Sweden has rejected the detention request for Julian Assange and will not be petitioning the United Kingdom for his extradition.

The Uppsala district court in Sweden rejected the request of prosecutors to detain Assange in absentia after the now historic rape allegation from 2010 was reopened in May. A decision in favour of detaining the Wikileaks founder would have seen the issuing of a European arrest warrant with an extradition request from the United Kingdom.

The judge in the case stated that detention would be “a disproportionate measure” at this time. The ruling does not indicate an end to the investigation and Assange could be questioned in Britain.

The news that Sweden will not be seeking extradition comes as Assange and his reporters received another encouraging sign, Assange said to be not facing charges in connection the 2017 publication of information that relates to the hacking capability of the CIA.

Despite the positive outcome in Sweden, there is still great worry amongst supporters and human rights activists as to the condition of Assange, with reports indicating he is “gravely ill” in the hospital wing of Belmarsh hospital.

Assange’s Swedish lawyer Per E. Samuelson stated that “Assange is in such a bad shape that it is not possible to conduct a normal conversation with him”.

Samuelson met with Assange for just under two hours this past Friday at Belmarsh ahead of today’s hearing in Sweden, Assange being unable to engage in effective communication. Due to the condition of his client, Samuelson had requested a postponement to the extradition hearing which was denied.

The United Nations Working Group on Arbitrary Detention has already declared that Assange’s sentence for breaching his bail conditions in the United Kingdom is “disproportionate” and stated that they are “concerned” over the situation, stating that they are concerned that his “treatment appears to contravene the principles of necessity and proportionality envisaged by human rights standards.”
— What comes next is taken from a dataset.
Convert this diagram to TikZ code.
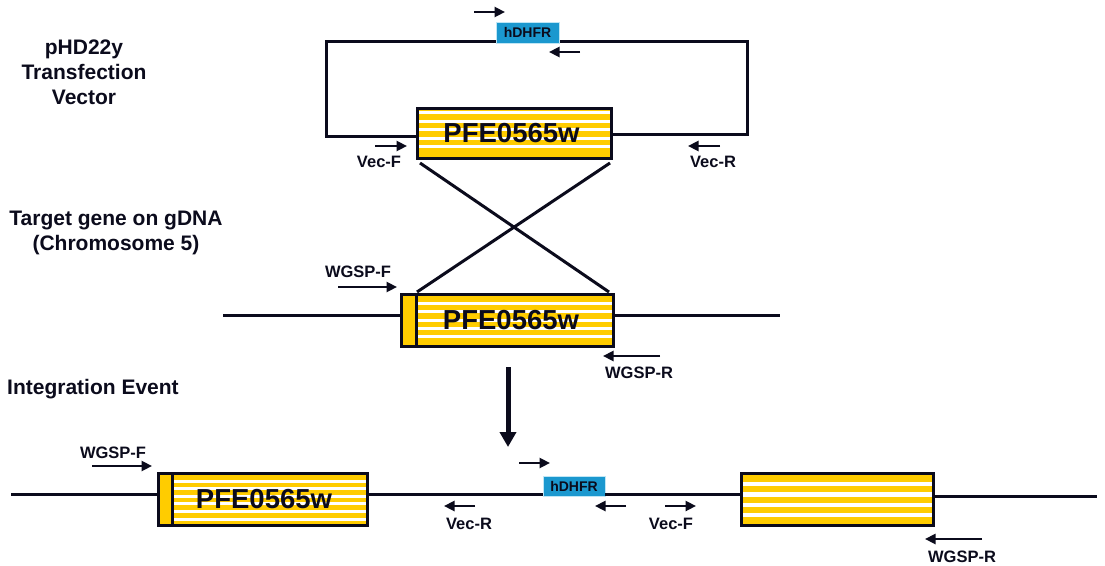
\documentclass[tikz,border=0pt]{standalone}
\usepackage{fontspec}
\setmainfont{Liberation Sans}
\usetikzlibrary{arrows.meta}
\definecolor{geneyellow}{HTML}{FFCC00}
\definecolor{dhfrblue}{HTML}{1B98CF}
\definecolor{dhfredge}{HTML}{BFE6F5}
\definecolor{inkdark}{HTML}{0B0B1C}
\begin{document}
\begin{tikzpicture}[x=1pt,y=-1pt,
  dna/.style={line width=3pt, draw=inkdark},
  gene/.style={draw=inkdark, line width=3pt, fill=geneyellow, inner sep=0pt},
  stripes/.style 2 args={path picture={%
    \foreach \o in {#1}{\fill[white] ([yshift={-\o pt}]path picture bounding box.north west) rectangle ([xshift=-2pt,yshift={-(\o+#2)*1pt}]path picture bounding box.north east);}}},
  genetext/.style={font=\fontsize{27.5}{30}\selectfont\bfseries, text=inkdark, inner sep=0pt},
  dhfr/.style={fill=dhfrblue, draw=dhfredge, line width=0.8pt, inner sep=0pt, font=\fontsize{14}{14}\selectfont\bfseries, text=inkdark},
  primer/.style={draw=inkdark, line width=2.5pt, -{Triangle[length=10.5pt,width=10pt]}},
  lbl/.style={font=\fontsize{16.5}{18}\selectfont\bfseries, text=inkdark, inner sep=0pt},
  sidelbl/.style={font=\fontsize{21}{25}\selectfont\bfseries, text=inkdark, align=center, inner sep=0pt},
  bigarrow/.style={draw=inkdark, line width=5pt, -{Triangle[length=15pt,width=16pt]}}
]
\fill[white] (0,0) rectangle (1105,565);
\useasboundingbox (0,0) rectangle (1105,565);

% ---------- side labels ----------
\node[sidelbl] (lvec) at (84,72) {pHD22y\\Transfection\\Vector};
\node[sidelbl] (ltarget) at (116,232.5) {Target gene on gDNA\\(Chromosome 5)};
\node[sidelbl, anchor=base west] (linteg) at (7,394) {Integration Event};

% ---------- transfection vector ----------
\node[gene, stripes={2.5,11,19.5,28,36.5}{3}, minimum width=194pt, minimum height=50pt] (vgene) at (514.5,133.5) {};
\node[genetext] (vtext) at ([xshift=-3pt]vgene.center) {PFE0565w};
\coordinate (vtl) at (326.5,41.5);
\coordinate (vtr) at (747.5,41.5);
\draw[dna, line join=miter] ([yshift=-2.5pt]vgene.west) -| (vtl) -- (vtr) |- ([yshift=-0.5pt]vgene.east);
\node[dhfr, minimum width=63pt, minimum height=21pt] (vdhfr) at (527.5,32.5) {hDHFR};

\coordinate (a1s) at (474,12);  \coordinate (a1e) at (505,12);
\coordinate (a2s) at (580,52);  \coordinate (a2e) at (549,52);
\coordinate (a3s) at (375,146); \coordinate (a3e) at (407,146);
\coordinate (a4s) at (720,146); \coordinate (a4e) at (688,146);
\draw[primer] (a1s) -- (a1e);
\draw[primer] (a2s) -- (a2e);
\draw[primer] (a3s) -- (a3e);
\draw[primer] (a4s) -- (a4e);
\node[lbl] (tvf) at (379,162) {Vec-F};
\node[lbl] (tvr) at (713,162) {Vec-R};

% ---------- target gene on gDNA ----------
\node[gene, minimum width=15pt, minimum height=52pt] (gsmall) at (409,320.5) {};
\node[gene, stripes={7.5,15.8,24.1,32.4,40.7}{3}, minimum width=197pt, minimum height=52pt] (ggene) at (515,320.5) {};
\node[genetext] (gtext) at ([xshift=-4pt]ggene.center) {PFE0565w};
\coordinate (ml) at (223,315.5);
\coordinate (mr) at (780,315.5);
\draw[dna] (ml) -- (ml -| gsmall.west);
\draw[dna] (ggene.east |- mr) -- (mr);

% crossover
\draw[dna] ([xshift=4pt,yshift=-3pt]vgene.south west) -- ([xshift=-6pt,yshift=1pt]ggene.north east);
\draw[dna] ([xshift=-3pt,yshift=-3pt]vgene.south east) -- ([xshift=2pt,yshift=1pt]ggene.north west);

\coordinate (b1s) at (338,287); \coordinate (b1e) at (397,287);
\coordinate (b2s) at (660,356); \coordinate (b2e) at (603,356);
\draw[primer] (b1s) -- (b1e);
\draw[primer] (b2s) -- (b2e);
\node[lbl] (twf1) at (358,272) {WGSP-F};
\node[lbl] (twr1) at (639,373) {WGSP-R};

% ---------- integration arrow ----------
\coordinate (bas) at (508,367);
\coordinate (bae) at (508,447);
\draw[bigarrow] (bas) -- (bae);

% ---------- integration event ----------
\node[gene, minimum width=14pt, minimum height=52pt] (bsmall) at (165.5,499.5) {};
\node[gene, stripes={6,13.6,21.2,28.8,36.4,44}{3}, minimum width=195pt, minimum height=52pt] (bgene) at (270,499.5) {};
\node[genetext] (btext) at ([xshift=-6pt]bgene.center) {PFE0565w};
\node[gene, stripes={8.5,18.7,29,39.5}{4.3}, minimum width=192pt, minimum height=52pt] (rgene) at (837.5,499.5) {};
\node[dhfr, minimum width=62pt, minimum height=20pt] (bdhfr) at (574,486) {hDHFR};
\coordinate (bl) at (11,494);
\coordinate (br) at (1097,496);
\draw[dna] (bl) -- (bl -| bsmall.west);
\draw[dna] (bgene.east |- bl) -- (bl -| bdhfr.west);
\draw[dna] (bdhfr.east |- bl) -- (bl -| rgene.west);
\draw[dna] (rgene.east |- br) -- (br);

\coordinate (c1s) at (92,466);  \coordinate (c1e) at (152,466);
\coordinate (c2s) at (519,463); \coordinate (c2e) at (550,463);
\coordinate (c3s) at (475,506); \coordinate (c3e) at (444,506);
\coordinate (c4s) at (626,506); \coordinate (c4e) at (595,506);
\coordinate (c5s) at (665,506); \coordinate (c5e) at (696,506);
\coordinate (c6s) at (982,539); \coordinate (c6e) at (925,539);
\draw[primer] (c1s) -- (c1e);
\draw[primer] (c2s) -- (c2e);
\draw[primer] (c3s) -- (c3e);
\draw[primer] (c4s) -- (c4e);
\draw[primer] (c5s) -- (c5e);
\draw[primer] (c6s) -- (c6e);
\node[lbl] (twf2) at (113,453) {WGSP-F};
\node[lbl] (tvr2) at (469,524) {Vec-R};
\node[lbl] (tvf2) at (671,524) {Vec-F};
\node[lbl] (twr2) at (962,557) {WGSP-R};
\end{tikzpicture}
\end{document}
Nils Melzer, the UN Special Rapporteur on Torture, has also said that the treatment that the Wikileaks founder is suffering amounts to “the effects of psychological torture” and that Assange has “no chance to get a fair trial” in the United States, adding that the U.S. regime wants “to get their hands” on him “to conduct a show trial” as a warning to all others who challenge the U.S.

Julian Assange must now prepare his defence against extradition to the United States despite being confined to a hospital bed. He is currently facing a whole life sentence should he be extradited to U.S. soil, having been accused of breaching the Espionage Act with each of the new 17 listed charges carrying a potential ten-year jail term.